Author Julian Bauer celebrates the release of his newest novel, The Hidden Saint, which tells the story of Saint Carlo Borromeo during the tumultuous decades after the Protestant Reformation. The release of this book is timely as we prepare for the 500th anniversary of this world-changing event.
In 16th century Europe, the Catholic Church is in danger of losing its authority over the faith of Christians while at the same time defending itself from Ottoman attack and the spread of Islam. In the Americas encomendaros also challenge the authority of the Church by enslaving the native population despite the threat of excommunication. But the challenges aren’t just external. Immoral priests, greedy bishops, and family feuds distract the mission of the Church and threaten to undo its very establishment.

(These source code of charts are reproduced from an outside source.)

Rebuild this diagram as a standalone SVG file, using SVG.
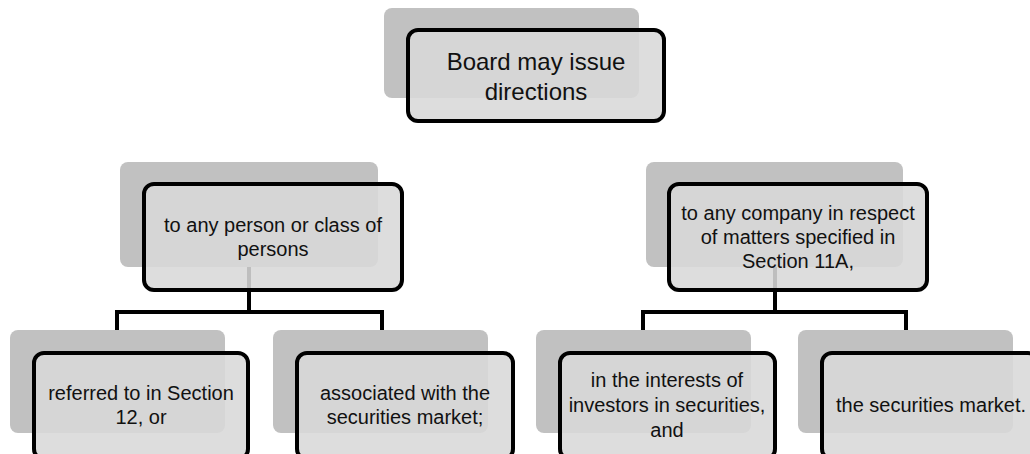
<svg xmlns="http://www.w3.org/2000/svg" width="1030" height="454" viewBox="0 0 1030 454">
<style>
.sh{fill:#c1c1c1;}
.fr{fill:#d8d8d8;fill-opacity:0.88;stroke:#000;stroke-width:4;}
.t{font-family:"Liberation Sans",Arial,sans-serif;font-size:20px;fill:#111;text-anchor:middle;}
.tb{font-size:24px;}
.c{fill:none;stroke:#000;stroke-width:4;}
</style>
<rect width="1030" height="454" fill="#fff"/>
<g id="connectors">
<path class="c" d="M249,267 V312 M117,312 H382 M117,310 V330 M382,310 V330"/>
<path class="c" d="M775,267 V312 M643,312 H906 M643,310 V330 M906,310 V330"/>
</g>
<g id="node-board">
<rect class="sh" x="384" y="8" width="255" height="90" rx="8"/>
<rect class="fr" x="408" y="30" width="256" height="91" rx="10"/>
<text class="t tb" x="536" y="70">Board may issue</text>
<text class="t tb" x="536" y="100">directions</text>
</g>
<g id="node-persons">
<rect class="sh" x="120" y="162" width="258" height="105" rx="8"/>
<rect class="fr" x="144" y="184" width="258" height="106" rx="10"/>
<text class="t" x="273" y="232">to any person or class of</text>
<text class="t" x="273" y="256">persons</text>
</g>
<g id="node-company">
<rect class="sh" x="646" y="162" width="257" height="105" rx="8"/>
<rect class="fr" x="669" y="184" width="258" height="106" rx="10"/>
<text class="t" x="798" y="220">to any company in respect</text>
<text class="t" x="798" y="244">of matters specified in</text>
<text class="t" x="798" y="268">Section 11A,</text>
</g>
<g id="node-section12">
<rect class="sh" x="10" y="330" width="215" height="103" rx="8"/>
<rect class="fr" x="34" y="353" width="214" height="106" rx="10"/>
<text class="t" x="141" y="400">referred to in Section</text>
<text class="t" x="141" y="424">12, or</text>
</g>
<g id="node-associated">
<rect class="sh" x="273" y="330" width="215" height="103" rx="8"/>
<rect class="fr" x="297" y="353" width="216" height="106" rx="10"/>
<text class="t" x="405" y="400">associated with the</text>
<text class="t" x="405" y="424">securities market;</text>
</g>
<g id="node-investors">
<rect class="sh" x="536" y="330" width="215" height="103" rx="8"/>
<rect class="fr" x="560" y="353" width="215" height="106" rx="10"/>
<text class="t" x="667" y="387">in the interests of</text>
<text class="t" x="667" y="412">investors in securities,</text>
<text class="t" x="667" y="437">and</text>
</g>
<g id="node-market">
<rect class="sh" x="798" y="330" width="215" height="103" rx="8"/>
<rect class="fr" x="822" y="353" width="216" height="106" rx="10"/>
<text class="t" x="931" y="412">the securities market.</text>
</g>
</svg>
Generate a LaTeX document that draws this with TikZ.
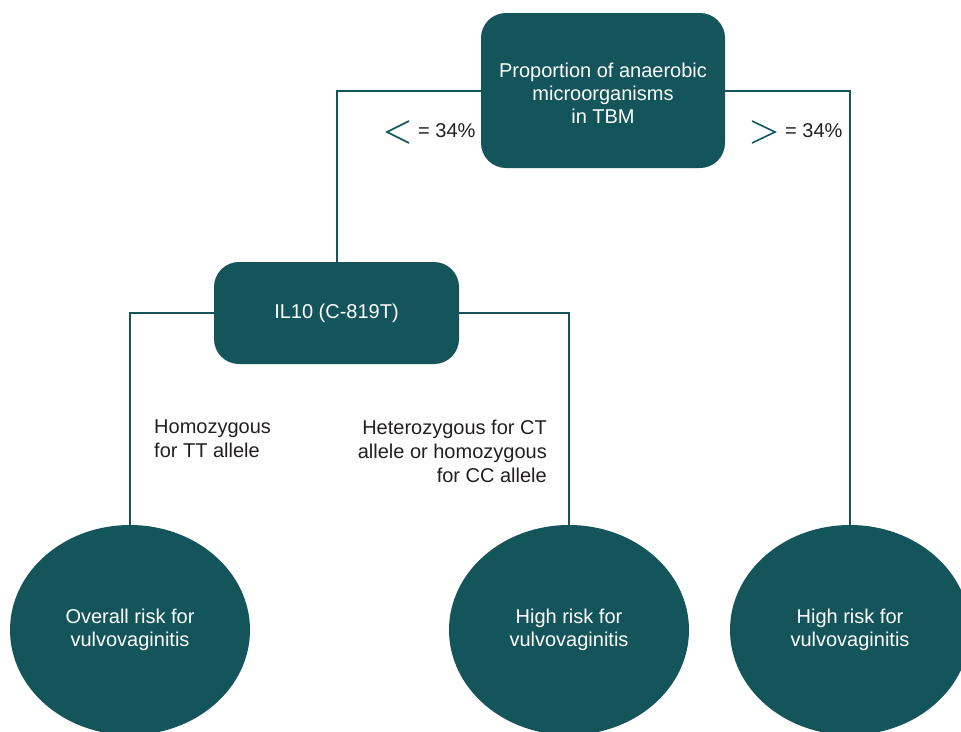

One man, Carlo Borromeo, begins to stitch back together the frayed pieces of an unraveling Church by finalizing and implementing the decrees at the Council of Trent under the leadership of his uncle, Pope Pius IV. This is the story of an unassuming boy from an influential family in Milan, who calls to task immoral behavior in the Catholic Church and is one day named a saint.
The Hidden Saint is the author’s third novel covering a period in the Church’s history when its very existence was in danger: in the first century (Eugenios: Servant of Kings), in the third century (The Scholar’s Challenge), and in the sixteenth century (The Hidden Saint). He has written two other books: a historical novel revealing the importance of Mustafa Kemal Ataturk (Ibrahim, the Turk), and contemporary novellas (The Lawyer’s Relic and A Grandfather’s Dilemma). Two nonfiction works are in the process of editing and publication.